I've come to realize AND accept that with certain people in my life, I will never be able to live in peace. And it comes with great sacrifice.

I love a man and I love him dearly. He makes me SO happy and he really loves me and he does everything possible to make me happy. His EX-WIFE...does everything possible to make my life a living hell. She is miserable, therefore, everyone else must be miserable, even though I try to be nice and polite to her.

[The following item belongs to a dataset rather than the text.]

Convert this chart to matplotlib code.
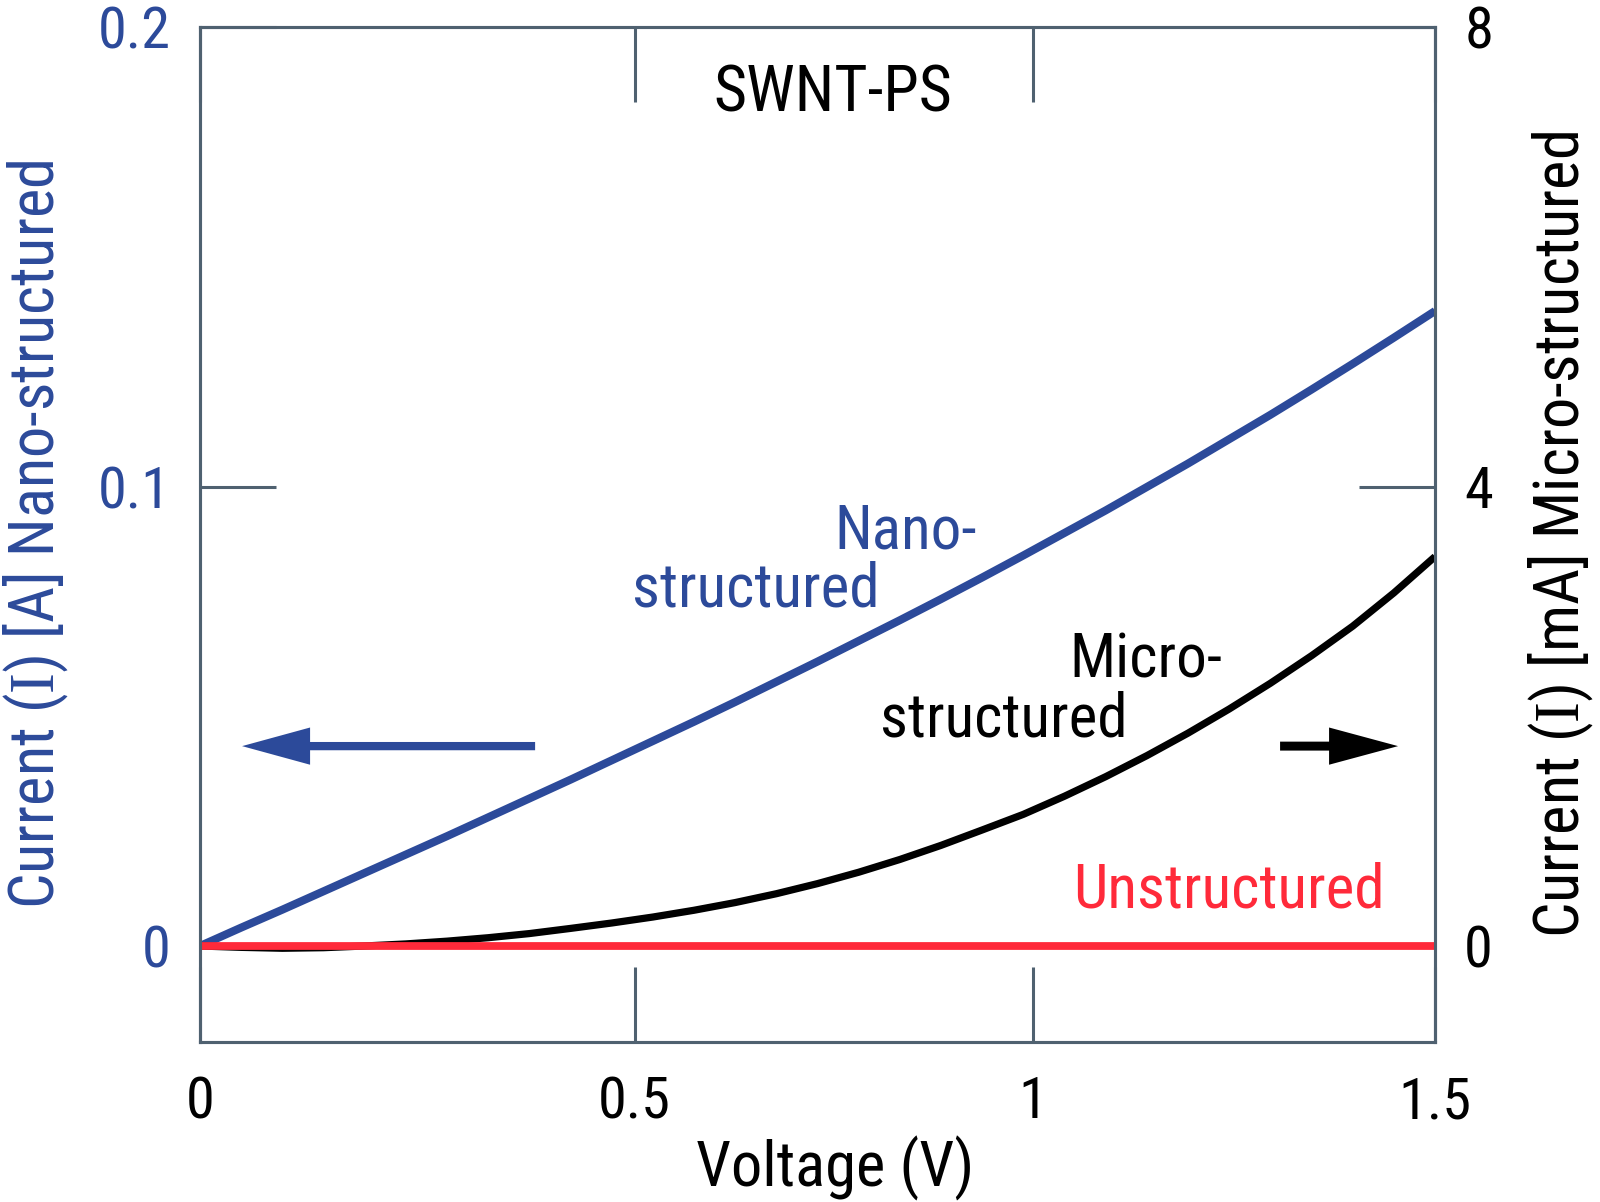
import matplotlib
matplotlib.use("Agg")
import matplotlib.pyplot as plt
from matplotlib import font_manager
from matplotlib.font_manager import FontProperties

# pick a condensed sans face, closest to the look of the original lettering
wanted = ["Roboto Condensed", "Archivo Narrow", "Asap Condensed", "DejaVu Sans Condensed"]
by_name = {}
for f in font_manager.fontManager.ttflist:
    if f.style != "normal":
        continue
    by_name.setdefault(f.name, []).append(f)
face_file = None
for n in wanted:
    if n in by_name:
        fs = sorted(by_name[n], key=lambda f: abs((f.weight if isinstance(f.weight, int) else 400) - 400))
        face_file = fs[0].fname
        break

def font(size):
    if face_file:
        return FontProperties(fname=face_file, size=size)
    return FontProperties(family=["DejaVu Sans"], stretch="condensed", size=size)

plt.rcParams["mathtext.fontset"] = "custom"
plt.rcParams["mathtext.rm"] = "Liberation Serif"

# data
voltage = [0.0, 0.05, 0.1, 0.15, 0.2, 0.25, 0.3, 0.35, 0.4, 0.45, 0.5, 0.55, 0.6, 0.65,
           0.7, 0.75, 0.8, 0.85, 0.9, 0.95, 1.0, 1.05, 1.1, 1.15, 1.2, 1.25, 1.3, 1.35,
           1.4, 1.45, 1.5]
nano_A = [0.0, 0.0040, 0.0079, 0.0119, 0.0159, 0.0199, 0.0239, 0.0280, 0.0321, 0.0362,
          0.0404, 0.0446, 0.0488, 0.0531, 0.0575, 0.0619, 0.0664, 0.0709, 0.0755, 0.0802,
          0.0850, 0.0899, 0.0948, 0.0999, 0.1050, 0.1103, 0.1156, 0.1211, 0.1267, 0.1324,
          0.1382]
micro_mA = [0.0, -0.012, -0.02, -0.015, 0.0, 0.018, 0.042, 0.072, 0.108, 0.153, 0.200,
            0.252, 0.311, 0.378, 0.455, 0.543, 0.642, 0.753, 0.876, 1.01, 1.146, 1.304,
            1.474, 1.657, 1.853, 2.063, 2.287, 2.527, 2.784, 3.074, 3.39]
unstruct_v = [0.0, 1.5]
unstruct_mA = [0.0, 0.0]

left_ticks = [0, 0.1, 0.2]
left_labels = ["0", "0.1", "0.2"]
right_ticks = [0, 4, 8]
right_labels = ["0", "4", "8"]
# the printed 0.5 / 1 marks sit a little right of a linear 0..1.5 scale
x_ticks = [0, 0.528, 1.012, 1.5]
x_labels = ["0", "0.5", "1", "1.5"]

blue = "#2c4a9a"
red = "#ff2a3a"
grey = "#4f6170"

fig = plt.figure(figsize=(16, 12.02), dpi=100)
ax = fig.add_axes([0.125, 0.1331, 0.7719, 0.8444])
ax2 = ax.twinx()

ax.plot(voltage, nano_A, color=blue, lw=5.8, solid_capstyle="butt")
ax2.plot(voltage, micro_mA, color="black", lw=5.2, solid_capstyle="butt")
ax2.plot(unstruct_v, unstruct_mA, color=red, lw=5.6, solid_capstyle="butt")

ax.set_xlim(0, 1.5)
ax.set_ylim(-0.0209, 0.2)
ax2.set_ylim(-0.836, 8)

ax.set_xticks(x_ticks)
ax.set_xticklabels(x_labels, fontproperties=font(42))
ax.set_yticks(left_ticks)
ax.set_yticklabels(left_labels, fontproperties=font(42))
ax2.set_yticks(right_ticks)
ax2.set_yticklabels(right_labels, fontproperties=font(42))

ax.tick_params(axis="x", direction="in", length=54, width=2.2, color=grey,
               top=True, pad=24)
ax.tick_params(axis="y", direction="in", length=55, width=2.2, color=grey,
               labelcolor=blue, pad=21)
ax2.tick_params(axis="y", direction="in", length=55, width=2.2, color=grey, pad=21)
for a in (ax, ax2):
    for s in a.spines.values():
        s.set_color(grey)
        s.set_linewidth(2.2)

ax.set_xlabel("Voltage (V)", fontproperties=font(45))
ax.xaxis.set_label_coords(0.514, -0.092)
ax.set_ylabel(r"Current ($\mathrm{I}$) [A] Nano-structured", fontproperties=font(45), color=blue)
ax.yaxis.set_label_coords(-0.105, 0.5)
ax2.set_ylabel(r"Current ($\mathrm{I}$) [mA] Micro-structured", fontproperties=font(45))
ax2.yaxis.set_label_coords(1.074, 0.5)

# curve labels
ax.text(0.769, 0.1817, "SWNT-PS", fontproperties=font(46), ha="center", va="baseline")
ax.text(0.770, 0.0866, "Nano-", fontproperties=font(44), color=blue, va="baseline")
ax.text(0.5247, 0.0738, "structured", fontproperties=font(44), color=blue, va="baseline")
ax.text(1.056, 0.0585, "Micro-", fontproperties=font(44), va="baseline")
ax.text(0.826, 0.0455, "structured", fontproperties=font(44), va="baseline")
ax.text(1.060, 0.00827, "Unstructured", fontproperties=font(44), color=red, va="baseline")

# direction arrows (horizontal, so data units keep their shape)
ax.arrow(0.407, 0.0435, -0.3559, 0, width=0.0018, head_width=0.0081, head_length=0.0826,
         length_includes_head=True, color=blue, lw=0)
ax.arrow(1.3118, 0.0435, 0.1433, 0, width=0.00195, head_width=0.0081, head_length=0.0838,
         length_includes_head=True, color="black", lw=0)

plt.savefig("out.png", dpi=100)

"Get rid of all bitterness, rage and anger, brawling and slander, along with every form of malice. Be kind and compassionate to one another, forgiving each other, just as in Christ God forgave you. "
-Esphesians 4:31-32

This is what God says. How? God grant me the strength to be a good enough person to be compassionate to such a horrible human being. I try and I try and still she comes back at me with a new problem. Something she complains about, something she wants to use against us. MORE LIES. How do I face a problem where someone uses lies against me and my family? And what do I do when she wins? Do I turn the other cheek then? Do I let her walk away with the family that I've been building a life with?

Dear God,
Grant me the serenity to accept the things I cannot change. The courage to change the things I can. And the wisdom to know the difference.

On a personal note, you have given me so much. Please give me the strength to deal with this situation in the proper manner. It worries me everyday that I don't know which direction I need to move in when dealing this person. I just want what's best. God help me.